> **Task to complete**:
Write out each line word for word. Drop pictures.

> **Collected data**:
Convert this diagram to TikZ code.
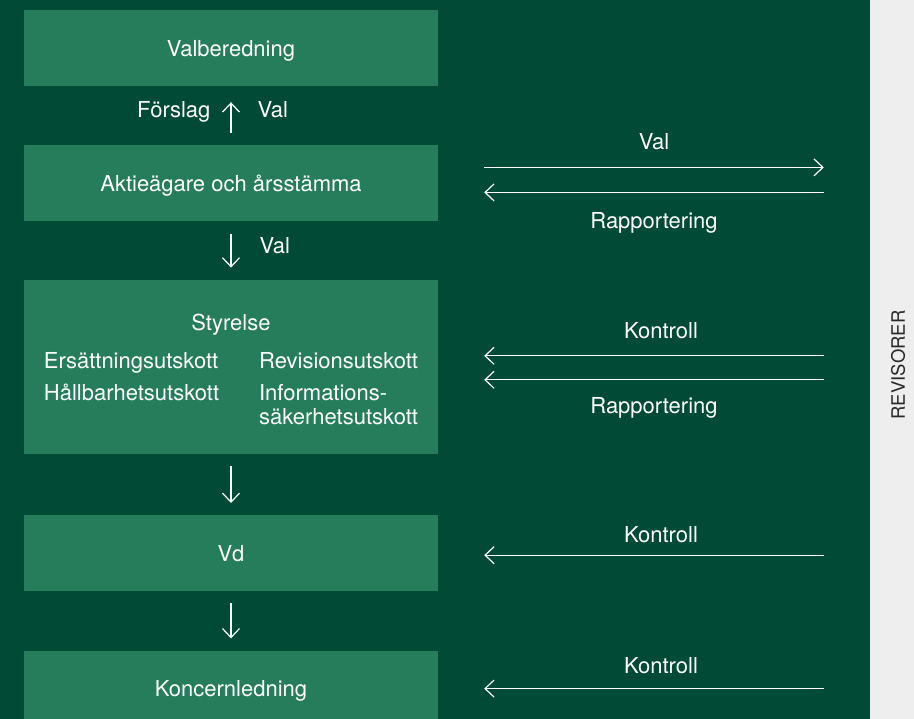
\documentclass[tikz,border=0pt]{standalone}
\usepackage{fontspec}
\setmainfont{TeX Gyre Heros}
\usepackage{tikz}
\usetikzlibrary{shapes,arrows.meta,calc,positioning}
\definecolor{bgdark}{RGB}{0,74,54}
\definecolor{boxgreen}{RGB}{38,125,92}
\definecolor{stripgray}{RGB}{238,238,238}
\definecolor{revtext}{RGB}{40,40,40}
\tikzstyle{line} = [draw, white, line width=1.2pt, -{Straight Barb[length=9pt,width=17pt]}, shorten <=12pt, shorten >=12pt]
\tikzstyle{rline} = [line, shorten <=46pt, shorten >=46pt]
\tikzstyle{block} = [rectangle, fill=boxgreen, text=white, minimum width=414pt, minimum height=76pt, inner sep=0pt, text depth=0pt]
\tikzstyle{lbl} = [text=white, inner sep=0pt, text height=16pt, text depth=5pt]
\tikzstyle{strip} = [rectangle, fill=stripgray, minimum width=44pt, minimum height=719pt, inner sep=0pt]

\begin{document}
\begin{tikzpicture}[x=1pt, y=-1pt, node distance=59pt, font=\fontsize{22}{24}\selectfont]
        \useasboundingbox (0,0) rectangle (914,719);
        \fill[bgdark] (0,0) rectangle (870,719);
        \node[strip] (strip) at (892,359.5) {};
        \node[rotate=90, text=revtext, inner sep=0pt, font=\fontsize{18.5}{20}\selectfont] (rev) at (898,365) {REVISORER};
        \node[block] (val) at (231,48) {Valberedning};
        \node[block, below=of val] (aktie) {Aktieägare och årsstämma};
        \node[block, below=58pt of aktie, minimum height=174pt, text depth=] (styrelse) {%
            \begin{tabular}{@{}l@{\hspace{40pt}}l@{}}
            \multicolumn{2}{c}{\rule{0pt}{27.8pt}Styrelse}\\[14pt]
            Ersättningsutskott & Revisionsutskott\\[8pt]
            Hållbarhetsutskott & Informations-\\
             & säkerhetsutskott
            \end{tabular}};
        \node[block, below=61pt of styrelse] (vd) {Vd};
        \node[block, below=of vd] (koncern) {Koncernledning};
        \path[line, shorten >=16pt] (aktie) -- (val)
            node[lbl, pos=0.57, left=20pt] {Förslag}
            node[lbl, pos=0.57, right=26pt] {Val};
        \path[line] (aktie) -- (styrelse) node[lbl, pos=0.46, right=28pt] {Val};
        \path[line] (styrelse) -- (vd);
        \path[line] (vd) -- (koncern);
        \path[rline] ($(aktie.east)+(0,-16)$) -- ($(aktie.east -| strip.west)+(0,-16)$) node[lbl, midway, above=12.4pt] {Val};
        \path[rline] ($(aktie.east -| strip.west)+(0,9)$) -- ($(aktie.east)+(0,9)$) node[lbl, midway, below=19.3pt] {Rapportering};
        \path[rline] ($(styrelse.east -| strip.west)+(0,-11)$) -- ($(styrelse.east)+(0,-11)$) node[lbl, midway, above=11.7pt, xshift=7pt] {Kontroll};
        \path[rline] ($(styrelse.east -| strip.west)+(0,13)$) -- ($(styrelse.east)+(0,13)$) node[lbl, midway, below=17pt] {Rapportering};
        \path[rline] ($(vd.east -| strip.west)+(0,2)$) -- ($(vd.east)+(0,2)$) node[lbl, midway, above=7.5pt, xshift=7pt] {Kontroll};
        \path[rline] (koncern.east -| strip.west) -- (koncern.east) node[lbl, midway, above=10pt, xshift=7pt] {Kontroll};
    \end{tikzpicture}
\end{document}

> **Full response**:
Convert this diagram to TikZ code.
\documentclass[tikz,border=0pt]{standalone}
\usepackage{fontspec}
\setmainfont{TeX Gyre Heros}
\usepackage{tikz}
\usetikzlibrary{shapes,arrows.meta,calc,positioning}
\definecolor{bgdark}{RGB}{0,74,54}
\definecolor{boxgreen}{RGB}{38,125,92}
\definecolor{stripgray}{RGB}{238,238,238}
\definecolor{revtext}{RGB}{40,40,40}
\tikzstyle{line} = [draw, white, line width=1.2pt, -{Straight Barb[length=9pt,width=17pt]}, shorten <=12pt, shorten >=12pt]
\tikzstyle{rline} = [line, shorten <=46pt, shorten >=46pt]
\tikzstyle{block} = [rectangle, fill=boxgreen, text=white, minimum width=414pt, minimum height=76pt, inner sep=0pt, text depth=0pt]
\tikzstyle{lbl} = [text=white, inner sep=0pt, text height=16pt, text depth=5pt]
\tikzstyle{strip} = [rectangle, fill=stripgray, minimum width=44pt, minimum height=719pt, inner sep=0pt]

\begin{document}
\begin{tikzpicture}[x=1pt, y=-1pt, node distance=59pt, font=\fontsize{22}{24}\selectfont]
        \useasboundingbox (0,0) rectangle (914,719);
        \fill[bgdark] (0,0) rectangle (870,719);
        \node[strip] (strip) at (892,359.5) {};
        \node[rotate=90, text=revtext, inner sep=0pt, font=\fontsize{18.5}{20}\selectfont] (rev) at (898,365) {REVISORER};
        \node[block] (val) at (231,48) {Valberedning};
        \node[block, below=of val] (aktie) {Aktieägare och årsstämma};
        \node[block, below=58pt of aktie, minimum height=174pt, text depth=] (styrelse) {%
            \begin{tabular}{@{}l@{\hspace{40pt}}l@{}}
            \multicolumn{2}{c}{\rule{0pt}{27.8pt}Styrelse}\\[14pt]
            Ersättningsutskott & Revisionsutskott\\[8pt]
            Hållbarhetsutskott & Informations-\\
             & säkerhetsutskott
            \end{tabular}};
        \node[block, below=61pt of styrelse] (vd) {Vd};
        \node[block, below=of vd] (koncern) {Koncernledning};
        \path[line, shorten >=16pt] (aktie) -- (val)
            node[lbl, pos=0.57, left=20pt] {Förslag}
            node[lbl, pos=0.57, right=26pt] {Val};
        \path[line] (aktie) -- (styrelse) node[lbl, pos=0.46, right=28pt] {Val};
        \path[line] (styrelse) -- (vd);
        \path[line] (vd) -- (koncern);
        \path[rline] ($(aktie.east)+(0,-16)$) -- ($(aktie.east -| strip.west)+(0,-16)$) node[lbl, midway, above=12.4pt] {Val};
        \path[rline] ($(aktie.east -| strip.west)+(0,9)$) -- ($(aktie.east)+(0,9)$) node[lbl, midway, below=19.3pt] {Rapportering};
        \path[rline] ($(styrelse.east -| strip.west)+(0,-11)$) -- ($(styrelse.east)+(0,-11)$) node[lbl, midway, above=11.7pt, xshift=7pt] {Kontroll};
        \path[rline] ($(styrelse.east -| strip.west)+(0,13)$) -- ($(styrelse.east)+(0,13)$) node[lbl, midway, below=17pt] {Rapportering};
        \path[rline] ($(vd.east -| strip.west)+(0,2)$) -- ($(vd.east)+(0,2)$) node[lbl, midway, above=7.5pt, xshift=7pt] {Kontroll};
        \path[rline] (koncern.east -| strip.west) -- (koncern.east) node[lbl, midway, above=10pt, xshift=7pt] {Kontroll};
    \end{tikzpicture}
\end{document}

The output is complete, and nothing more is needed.